Exercise description: Only the lines from the start of the data through the line with "12500, 15000, 17500];" belong in the copy. Restate them word for word, minus the pictures.

Given information:
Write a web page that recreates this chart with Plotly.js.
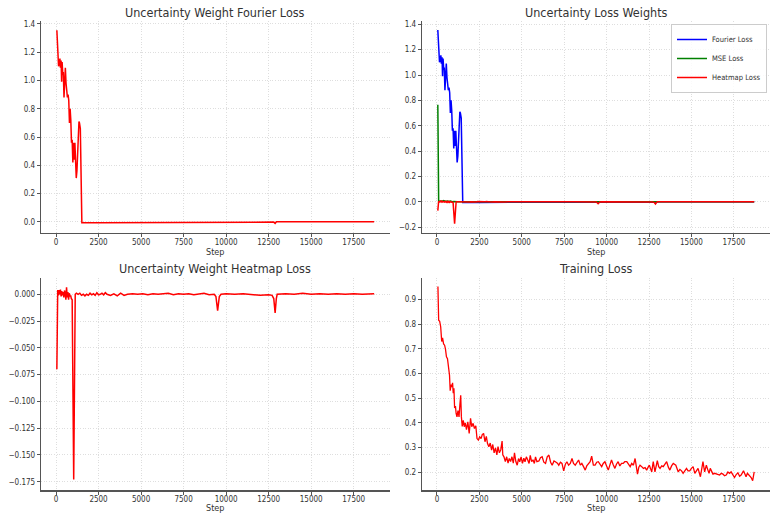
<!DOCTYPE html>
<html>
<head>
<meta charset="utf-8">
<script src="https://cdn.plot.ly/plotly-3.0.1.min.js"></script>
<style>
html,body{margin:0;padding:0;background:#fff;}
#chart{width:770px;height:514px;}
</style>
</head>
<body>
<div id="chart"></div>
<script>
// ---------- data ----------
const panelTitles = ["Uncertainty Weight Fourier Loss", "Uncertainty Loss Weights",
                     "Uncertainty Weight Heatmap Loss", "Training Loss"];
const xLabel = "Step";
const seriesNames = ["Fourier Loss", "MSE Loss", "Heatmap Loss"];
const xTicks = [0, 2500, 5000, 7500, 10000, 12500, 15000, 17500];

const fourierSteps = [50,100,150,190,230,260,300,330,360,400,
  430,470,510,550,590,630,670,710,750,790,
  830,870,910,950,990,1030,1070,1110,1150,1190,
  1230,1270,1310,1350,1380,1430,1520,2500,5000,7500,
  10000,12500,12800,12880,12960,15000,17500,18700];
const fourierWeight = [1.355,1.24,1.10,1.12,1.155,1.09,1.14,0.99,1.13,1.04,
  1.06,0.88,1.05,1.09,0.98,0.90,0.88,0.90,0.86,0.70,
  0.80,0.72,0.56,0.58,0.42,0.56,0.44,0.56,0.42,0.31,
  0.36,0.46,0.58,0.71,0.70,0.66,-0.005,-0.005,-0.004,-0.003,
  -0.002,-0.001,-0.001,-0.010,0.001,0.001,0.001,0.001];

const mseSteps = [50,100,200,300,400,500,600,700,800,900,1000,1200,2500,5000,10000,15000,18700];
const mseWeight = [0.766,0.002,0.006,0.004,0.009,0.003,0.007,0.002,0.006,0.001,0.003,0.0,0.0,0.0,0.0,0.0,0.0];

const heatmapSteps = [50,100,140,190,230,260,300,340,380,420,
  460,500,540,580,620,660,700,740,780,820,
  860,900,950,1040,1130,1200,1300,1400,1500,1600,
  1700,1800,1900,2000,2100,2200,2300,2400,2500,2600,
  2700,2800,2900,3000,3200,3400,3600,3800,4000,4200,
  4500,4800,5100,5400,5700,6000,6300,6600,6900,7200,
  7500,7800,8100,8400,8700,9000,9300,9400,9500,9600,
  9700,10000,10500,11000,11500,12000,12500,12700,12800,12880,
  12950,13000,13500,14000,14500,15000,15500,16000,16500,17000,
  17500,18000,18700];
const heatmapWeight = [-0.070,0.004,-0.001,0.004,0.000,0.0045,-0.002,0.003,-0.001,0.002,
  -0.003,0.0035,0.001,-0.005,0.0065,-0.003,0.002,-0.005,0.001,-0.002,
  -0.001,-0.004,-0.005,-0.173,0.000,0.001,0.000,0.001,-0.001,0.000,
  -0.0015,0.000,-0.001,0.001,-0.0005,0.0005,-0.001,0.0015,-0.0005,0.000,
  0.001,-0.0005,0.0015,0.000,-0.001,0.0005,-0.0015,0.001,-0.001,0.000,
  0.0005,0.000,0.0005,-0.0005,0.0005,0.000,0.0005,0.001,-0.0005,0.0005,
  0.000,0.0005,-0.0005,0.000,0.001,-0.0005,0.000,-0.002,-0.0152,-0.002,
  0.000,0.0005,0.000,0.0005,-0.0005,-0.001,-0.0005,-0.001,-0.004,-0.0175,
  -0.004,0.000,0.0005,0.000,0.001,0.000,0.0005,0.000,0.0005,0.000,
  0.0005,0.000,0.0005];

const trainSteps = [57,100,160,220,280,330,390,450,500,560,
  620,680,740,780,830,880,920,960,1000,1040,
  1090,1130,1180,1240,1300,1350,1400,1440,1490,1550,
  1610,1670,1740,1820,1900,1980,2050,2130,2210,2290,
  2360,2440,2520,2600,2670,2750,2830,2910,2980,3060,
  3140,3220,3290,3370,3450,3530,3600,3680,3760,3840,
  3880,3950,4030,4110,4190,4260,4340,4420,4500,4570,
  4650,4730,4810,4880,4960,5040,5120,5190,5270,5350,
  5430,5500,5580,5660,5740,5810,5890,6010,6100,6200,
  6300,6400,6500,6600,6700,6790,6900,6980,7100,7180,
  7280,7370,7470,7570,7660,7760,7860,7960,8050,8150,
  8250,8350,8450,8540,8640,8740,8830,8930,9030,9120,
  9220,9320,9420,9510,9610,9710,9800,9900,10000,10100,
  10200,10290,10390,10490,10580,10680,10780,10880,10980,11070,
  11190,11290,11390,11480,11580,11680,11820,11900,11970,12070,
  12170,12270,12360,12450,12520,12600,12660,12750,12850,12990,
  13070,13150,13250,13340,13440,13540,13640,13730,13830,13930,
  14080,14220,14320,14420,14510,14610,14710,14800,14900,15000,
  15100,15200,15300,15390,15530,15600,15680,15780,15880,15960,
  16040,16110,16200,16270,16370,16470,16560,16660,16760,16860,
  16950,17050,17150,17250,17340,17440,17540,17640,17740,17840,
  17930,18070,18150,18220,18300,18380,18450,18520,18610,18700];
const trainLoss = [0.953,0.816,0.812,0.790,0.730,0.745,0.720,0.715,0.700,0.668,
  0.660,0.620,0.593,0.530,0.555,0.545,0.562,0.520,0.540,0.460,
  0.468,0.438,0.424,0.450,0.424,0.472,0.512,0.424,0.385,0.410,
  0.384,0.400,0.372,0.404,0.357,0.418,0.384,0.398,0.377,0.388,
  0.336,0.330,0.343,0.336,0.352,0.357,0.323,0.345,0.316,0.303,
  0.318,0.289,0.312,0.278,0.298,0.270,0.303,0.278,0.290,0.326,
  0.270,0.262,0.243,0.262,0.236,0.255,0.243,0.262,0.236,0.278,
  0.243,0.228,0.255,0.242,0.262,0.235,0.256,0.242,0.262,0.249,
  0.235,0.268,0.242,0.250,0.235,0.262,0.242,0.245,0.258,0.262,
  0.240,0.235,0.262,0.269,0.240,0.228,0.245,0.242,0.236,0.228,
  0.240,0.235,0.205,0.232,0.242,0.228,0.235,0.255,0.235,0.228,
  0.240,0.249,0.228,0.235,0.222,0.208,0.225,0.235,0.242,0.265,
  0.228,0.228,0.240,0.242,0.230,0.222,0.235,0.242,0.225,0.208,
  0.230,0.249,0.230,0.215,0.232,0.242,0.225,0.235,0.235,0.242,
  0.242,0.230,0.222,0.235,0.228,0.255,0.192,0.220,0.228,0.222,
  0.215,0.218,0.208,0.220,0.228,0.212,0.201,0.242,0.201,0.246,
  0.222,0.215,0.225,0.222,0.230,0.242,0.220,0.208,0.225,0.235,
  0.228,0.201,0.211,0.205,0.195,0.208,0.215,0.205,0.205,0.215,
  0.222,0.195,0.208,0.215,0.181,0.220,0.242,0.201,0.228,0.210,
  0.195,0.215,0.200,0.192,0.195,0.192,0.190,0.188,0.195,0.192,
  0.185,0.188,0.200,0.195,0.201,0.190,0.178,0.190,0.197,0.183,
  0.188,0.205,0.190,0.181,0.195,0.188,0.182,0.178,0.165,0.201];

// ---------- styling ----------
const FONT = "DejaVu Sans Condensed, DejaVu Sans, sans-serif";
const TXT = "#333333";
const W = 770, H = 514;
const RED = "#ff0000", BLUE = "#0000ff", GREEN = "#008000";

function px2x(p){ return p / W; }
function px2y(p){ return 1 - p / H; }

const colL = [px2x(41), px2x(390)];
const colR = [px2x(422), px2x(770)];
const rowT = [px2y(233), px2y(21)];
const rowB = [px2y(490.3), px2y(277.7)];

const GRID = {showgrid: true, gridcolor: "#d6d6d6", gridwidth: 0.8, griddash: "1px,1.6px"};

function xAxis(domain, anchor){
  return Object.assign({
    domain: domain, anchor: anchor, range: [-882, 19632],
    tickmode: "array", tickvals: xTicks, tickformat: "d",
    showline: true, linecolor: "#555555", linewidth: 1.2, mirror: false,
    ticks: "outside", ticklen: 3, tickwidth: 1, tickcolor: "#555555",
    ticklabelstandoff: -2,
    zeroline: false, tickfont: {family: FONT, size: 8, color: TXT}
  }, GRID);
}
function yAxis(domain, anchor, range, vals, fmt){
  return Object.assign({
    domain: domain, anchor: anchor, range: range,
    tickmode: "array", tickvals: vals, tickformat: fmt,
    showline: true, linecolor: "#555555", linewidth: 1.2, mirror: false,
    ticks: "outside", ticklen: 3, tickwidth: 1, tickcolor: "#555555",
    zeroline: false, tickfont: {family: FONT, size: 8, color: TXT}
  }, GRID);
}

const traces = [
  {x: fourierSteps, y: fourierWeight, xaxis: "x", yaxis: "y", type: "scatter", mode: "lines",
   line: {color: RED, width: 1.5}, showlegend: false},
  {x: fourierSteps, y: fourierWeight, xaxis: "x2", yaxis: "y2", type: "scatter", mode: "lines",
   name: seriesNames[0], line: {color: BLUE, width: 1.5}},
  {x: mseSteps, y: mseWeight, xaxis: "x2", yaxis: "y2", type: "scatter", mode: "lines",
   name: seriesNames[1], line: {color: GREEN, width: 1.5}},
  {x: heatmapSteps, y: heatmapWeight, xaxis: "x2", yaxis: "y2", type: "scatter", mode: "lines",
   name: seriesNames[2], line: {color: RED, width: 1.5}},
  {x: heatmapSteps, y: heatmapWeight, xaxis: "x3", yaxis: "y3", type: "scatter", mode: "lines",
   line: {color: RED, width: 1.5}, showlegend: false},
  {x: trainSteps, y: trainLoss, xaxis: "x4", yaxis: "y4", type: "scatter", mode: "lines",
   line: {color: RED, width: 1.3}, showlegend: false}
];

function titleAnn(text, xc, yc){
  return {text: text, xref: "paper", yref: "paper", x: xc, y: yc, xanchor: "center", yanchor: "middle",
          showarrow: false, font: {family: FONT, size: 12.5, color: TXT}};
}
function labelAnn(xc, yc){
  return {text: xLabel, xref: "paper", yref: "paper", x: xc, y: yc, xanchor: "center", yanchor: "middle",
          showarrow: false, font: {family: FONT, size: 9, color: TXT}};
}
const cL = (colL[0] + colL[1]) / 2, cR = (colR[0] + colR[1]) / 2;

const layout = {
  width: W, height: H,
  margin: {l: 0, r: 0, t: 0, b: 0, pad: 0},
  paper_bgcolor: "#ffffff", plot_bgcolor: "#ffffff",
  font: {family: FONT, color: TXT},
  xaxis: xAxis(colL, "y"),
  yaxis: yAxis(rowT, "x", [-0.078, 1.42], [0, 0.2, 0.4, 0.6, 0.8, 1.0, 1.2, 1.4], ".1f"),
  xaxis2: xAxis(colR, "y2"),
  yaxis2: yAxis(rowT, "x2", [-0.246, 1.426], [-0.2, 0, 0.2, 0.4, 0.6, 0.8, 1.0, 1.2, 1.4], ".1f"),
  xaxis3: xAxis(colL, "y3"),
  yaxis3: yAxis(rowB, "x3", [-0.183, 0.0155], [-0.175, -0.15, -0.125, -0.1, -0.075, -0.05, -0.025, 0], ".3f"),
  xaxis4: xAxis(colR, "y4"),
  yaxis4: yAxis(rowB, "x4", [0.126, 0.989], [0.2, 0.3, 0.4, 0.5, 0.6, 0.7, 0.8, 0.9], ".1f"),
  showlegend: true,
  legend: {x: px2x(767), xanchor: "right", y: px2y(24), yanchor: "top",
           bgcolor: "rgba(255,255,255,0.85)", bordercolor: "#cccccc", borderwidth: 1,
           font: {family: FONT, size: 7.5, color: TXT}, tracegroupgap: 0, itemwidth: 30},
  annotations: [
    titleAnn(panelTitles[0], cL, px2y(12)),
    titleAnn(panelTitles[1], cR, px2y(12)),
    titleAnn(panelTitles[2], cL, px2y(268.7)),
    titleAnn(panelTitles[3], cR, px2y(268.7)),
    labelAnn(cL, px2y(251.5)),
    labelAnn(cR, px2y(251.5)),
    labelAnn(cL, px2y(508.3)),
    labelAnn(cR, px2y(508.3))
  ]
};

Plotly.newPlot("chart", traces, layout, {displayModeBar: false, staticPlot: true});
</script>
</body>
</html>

Result of the task:
Write a web page that recreates this chart with Plotly.js.
<!DOCTYPE html>
<html>
<head>
<meta charset="utf-8">
<script src="https://cdn.plot.ly/plotly-3.0.1.min.js"></script>
<style>
html,body{margin:0;padding:0;background:#fff;}
#chart{width:770px;height:514px;}
</style>
</head>
<body>
<div id="chart"></div>
<script>
// ---------- data ----------
const panelTitles = ["Uncertainty Weight Fourier Loss", "Uncertainty Loss Weights",
                     "Uncertainty Weight Heatmap Loss", "Training Loss"];
const xLabel = "Step";
const seriesNames = ["Fourier Loss", "MSE Loss", "Heatmap Loss"];
const xTicks = [0, 2500, 5000, 7500, 10000, 12500, 15000, 17500];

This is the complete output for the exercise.